Among the entries below, copy only the span from the line containing "Write the TikZ code for this diagram." through the line containing "(712,42) rectangle (978,236);". Do so exactly, and skip the pictures.

___ Data supplied

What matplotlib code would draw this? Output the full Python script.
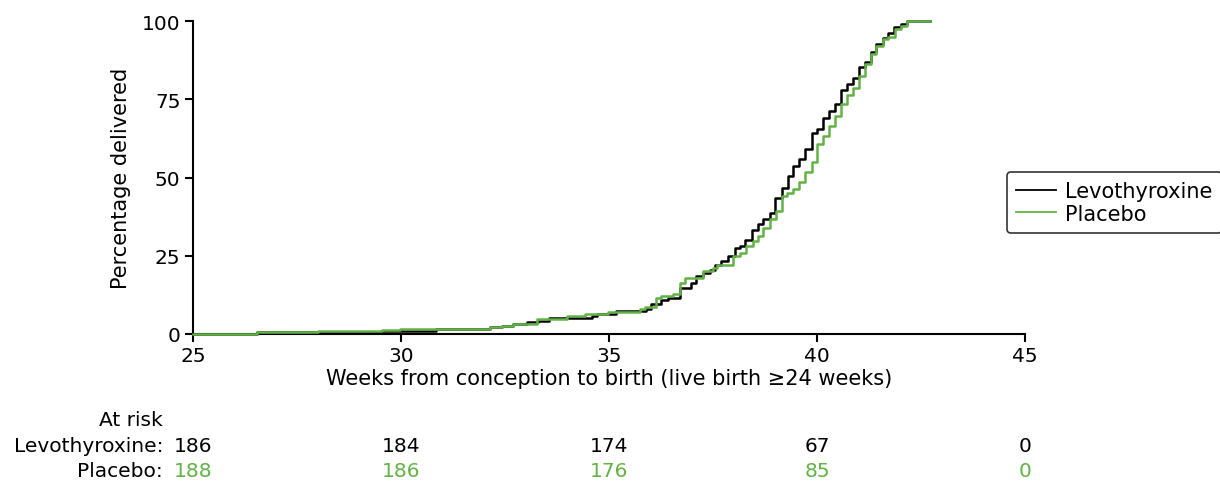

______
___ Data supplied

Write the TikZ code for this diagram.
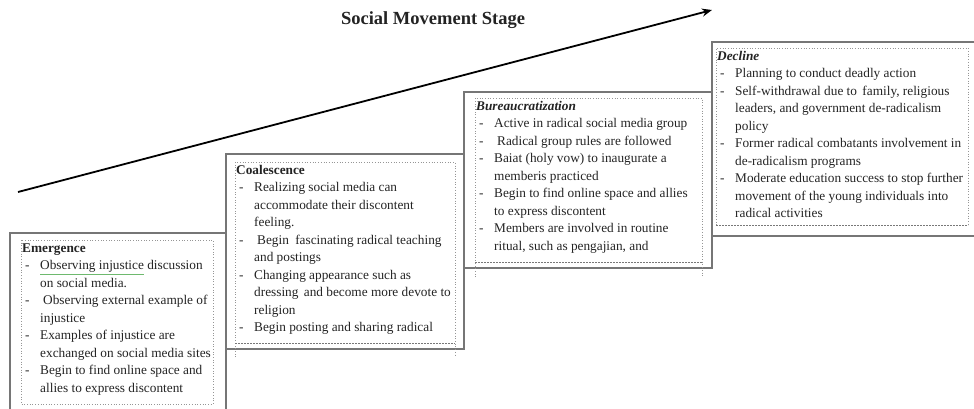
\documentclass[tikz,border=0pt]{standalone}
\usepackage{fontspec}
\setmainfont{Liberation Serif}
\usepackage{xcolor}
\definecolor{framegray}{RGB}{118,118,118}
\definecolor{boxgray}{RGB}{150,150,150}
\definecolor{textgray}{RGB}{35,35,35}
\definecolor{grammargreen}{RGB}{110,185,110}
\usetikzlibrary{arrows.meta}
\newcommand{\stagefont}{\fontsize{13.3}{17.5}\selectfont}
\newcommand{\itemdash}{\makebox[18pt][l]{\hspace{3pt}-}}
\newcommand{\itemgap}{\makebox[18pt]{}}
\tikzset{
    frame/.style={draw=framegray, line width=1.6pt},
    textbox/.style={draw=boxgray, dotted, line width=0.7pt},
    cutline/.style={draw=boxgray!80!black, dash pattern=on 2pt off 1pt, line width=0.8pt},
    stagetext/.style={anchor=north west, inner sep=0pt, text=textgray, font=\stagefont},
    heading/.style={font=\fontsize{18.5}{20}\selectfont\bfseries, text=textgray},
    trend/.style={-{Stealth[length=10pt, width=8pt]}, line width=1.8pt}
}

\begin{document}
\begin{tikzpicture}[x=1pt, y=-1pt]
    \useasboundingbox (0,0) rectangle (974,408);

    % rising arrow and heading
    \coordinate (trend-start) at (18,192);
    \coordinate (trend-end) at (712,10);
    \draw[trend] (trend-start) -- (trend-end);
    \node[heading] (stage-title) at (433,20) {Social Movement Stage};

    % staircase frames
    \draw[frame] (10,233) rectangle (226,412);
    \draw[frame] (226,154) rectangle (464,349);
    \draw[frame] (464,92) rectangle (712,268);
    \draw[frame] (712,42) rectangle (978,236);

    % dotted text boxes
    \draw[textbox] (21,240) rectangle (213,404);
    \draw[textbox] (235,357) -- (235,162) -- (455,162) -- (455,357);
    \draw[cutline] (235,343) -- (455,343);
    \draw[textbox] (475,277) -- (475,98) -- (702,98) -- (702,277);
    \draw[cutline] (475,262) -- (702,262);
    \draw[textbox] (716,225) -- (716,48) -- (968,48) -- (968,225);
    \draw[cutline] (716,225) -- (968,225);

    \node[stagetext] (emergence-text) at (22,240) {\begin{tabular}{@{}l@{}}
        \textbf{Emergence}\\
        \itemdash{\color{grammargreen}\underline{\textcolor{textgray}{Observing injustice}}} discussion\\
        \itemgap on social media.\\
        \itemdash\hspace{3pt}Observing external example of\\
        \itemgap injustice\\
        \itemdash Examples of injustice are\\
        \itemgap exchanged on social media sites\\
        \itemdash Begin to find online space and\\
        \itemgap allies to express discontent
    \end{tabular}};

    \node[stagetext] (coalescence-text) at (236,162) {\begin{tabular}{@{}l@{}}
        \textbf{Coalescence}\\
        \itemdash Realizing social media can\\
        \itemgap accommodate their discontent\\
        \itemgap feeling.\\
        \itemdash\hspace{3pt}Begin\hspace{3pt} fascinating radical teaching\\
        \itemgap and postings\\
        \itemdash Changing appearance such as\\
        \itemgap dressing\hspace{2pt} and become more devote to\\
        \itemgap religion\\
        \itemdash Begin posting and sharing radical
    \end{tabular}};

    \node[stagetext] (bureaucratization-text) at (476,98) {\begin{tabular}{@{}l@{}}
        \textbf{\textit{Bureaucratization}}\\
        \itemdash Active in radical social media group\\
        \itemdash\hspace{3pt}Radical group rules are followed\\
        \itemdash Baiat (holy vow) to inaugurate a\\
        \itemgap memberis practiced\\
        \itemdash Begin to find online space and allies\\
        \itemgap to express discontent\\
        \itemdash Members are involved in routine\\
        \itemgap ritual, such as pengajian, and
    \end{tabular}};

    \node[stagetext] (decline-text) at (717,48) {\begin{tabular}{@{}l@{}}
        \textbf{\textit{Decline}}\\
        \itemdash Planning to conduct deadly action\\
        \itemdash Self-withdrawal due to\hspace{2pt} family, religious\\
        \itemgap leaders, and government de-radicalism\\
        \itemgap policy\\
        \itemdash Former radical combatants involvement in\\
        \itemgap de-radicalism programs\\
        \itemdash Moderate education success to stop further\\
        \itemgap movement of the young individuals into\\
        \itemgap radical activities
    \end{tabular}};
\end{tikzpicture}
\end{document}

______
___ Data supplied

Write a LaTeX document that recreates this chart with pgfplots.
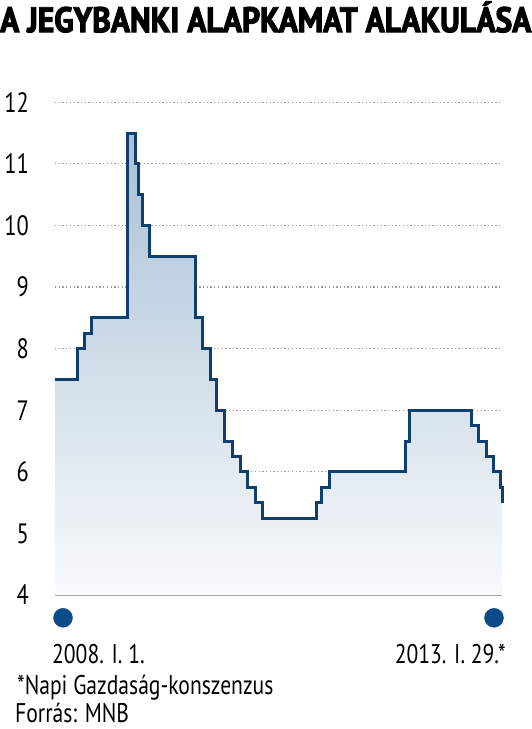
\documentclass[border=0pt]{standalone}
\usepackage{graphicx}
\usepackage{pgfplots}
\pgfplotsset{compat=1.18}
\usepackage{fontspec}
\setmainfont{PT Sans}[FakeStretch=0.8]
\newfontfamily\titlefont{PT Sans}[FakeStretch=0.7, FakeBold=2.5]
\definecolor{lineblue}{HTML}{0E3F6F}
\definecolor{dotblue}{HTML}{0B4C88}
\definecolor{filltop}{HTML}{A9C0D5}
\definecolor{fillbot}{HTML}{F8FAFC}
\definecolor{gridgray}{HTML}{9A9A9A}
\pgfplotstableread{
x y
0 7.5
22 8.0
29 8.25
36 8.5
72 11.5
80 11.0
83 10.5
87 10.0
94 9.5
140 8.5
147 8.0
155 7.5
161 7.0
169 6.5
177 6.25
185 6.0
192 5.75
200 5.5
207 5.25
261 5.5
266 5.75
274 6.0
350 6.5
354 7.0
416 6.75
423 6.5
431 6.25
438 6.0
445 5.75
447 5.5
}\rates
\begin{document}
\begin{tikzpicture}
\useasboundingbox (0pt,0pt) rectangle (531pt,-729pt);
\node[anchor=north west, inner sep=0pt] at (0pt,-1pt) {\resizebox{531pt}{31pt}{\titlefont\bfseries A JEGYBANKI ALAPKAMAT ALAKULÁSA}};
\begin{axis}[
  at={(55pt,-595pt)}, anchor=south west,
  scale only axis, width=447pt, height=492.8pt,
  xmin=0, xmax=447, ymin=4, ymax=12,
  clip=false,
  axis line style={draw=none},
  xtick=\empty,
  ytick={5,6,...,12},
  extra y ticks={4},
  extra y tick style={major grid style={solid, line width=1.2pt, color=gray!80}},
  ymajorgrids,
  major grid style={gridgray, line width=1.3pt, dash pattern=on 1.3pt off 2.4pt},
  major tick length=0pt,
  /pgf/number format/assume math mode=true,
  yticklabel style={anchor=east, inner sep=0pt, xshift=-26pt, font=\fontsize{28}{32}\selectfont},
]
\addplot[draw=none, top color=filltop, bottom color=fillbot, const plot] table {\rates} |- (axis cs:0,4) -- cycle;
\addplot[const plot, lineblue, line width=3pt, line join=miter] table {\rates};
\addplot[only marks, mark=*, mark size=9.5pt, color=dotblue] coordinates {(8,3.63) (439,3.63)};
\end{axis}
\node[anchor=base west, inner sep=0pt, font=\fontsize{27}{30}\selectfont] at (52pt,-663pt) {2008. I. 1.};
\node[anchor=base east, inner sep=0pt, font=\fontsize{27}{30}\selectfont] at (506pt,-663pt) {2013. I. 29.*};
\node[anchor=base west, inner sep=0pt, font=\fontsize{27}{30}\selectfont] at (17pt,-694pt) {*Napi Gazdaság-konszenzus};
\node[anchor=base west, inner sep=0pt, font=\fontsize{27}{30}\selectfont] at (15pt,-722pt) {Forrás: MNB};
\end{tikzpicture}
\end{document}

______

The reply:
Write the TikZ code for this diagram.
\documentclass[tikz,border=0pt]{standalone}
\usepackage{fontspec}
\setmainfont{Liberation Serif}
\usepackage{xcolor}
\definecolor{framegray}{RGB}{118,118,118}
\definecolor{boxgray}{RGB}{150,150,150}
\definecolor{textgray}{RGB}{35,35,35}
\definecolor{grammargreen}{RGB}{110,185,110}
\usetikzlibrary{arrows.meta}
\newcommand{\stagefont}{\fontsize{13.3}{17.5}\selectfont}
\newcommand{\itemdash}{\makebox[18pt][l]{\hspace{3pt}-}}
\newcommand{\itemgap}{\makebox[18pt]{}}
\tikzset{
    frame/.style={draw=framegray, line width=1.6pt},
    textbox/.style={draw=boxgray, dotted, line width=0.7pt},
    cutline/.style={draw=boxgray!80!black, dash pattern=on 2pt off 1pt, line width=0.8pt},
    stagetext/.style={anchor=north west, inner sep=0pt, text=textgray, font=\stagefont},
    heading/.style={font=\fontsize{18.5}{20}\selectfont\bfseries, text=textgray},
    trend/.style={-{Stealth[length=10pt, width=8pt]}, line width=1.8pt}
}

\begin{document}
\begin{tikzpicture}[x=1pt, y=-1pt]
    \useasboundingbox (0,0) rectangle (974,408);

    % rising arrow and heading
    \coordinate (trend-start) at (18,192);
    \coordinate (trend-end) at (712,10);
    \draw[trend] (trend-start) -- (trend-end);
    \node[heading] (stage-title) at (433,20) {Social Movement Stage};

    % staircase frames
    \draw[frame] (10,233) rectangle (226,412);
    \draw[frame] (226,154) rectangle (464,349);
    \draw[frame] (464,92) rectangle (712,268);
    \draw[frame] (712,42) rectangle (978,236);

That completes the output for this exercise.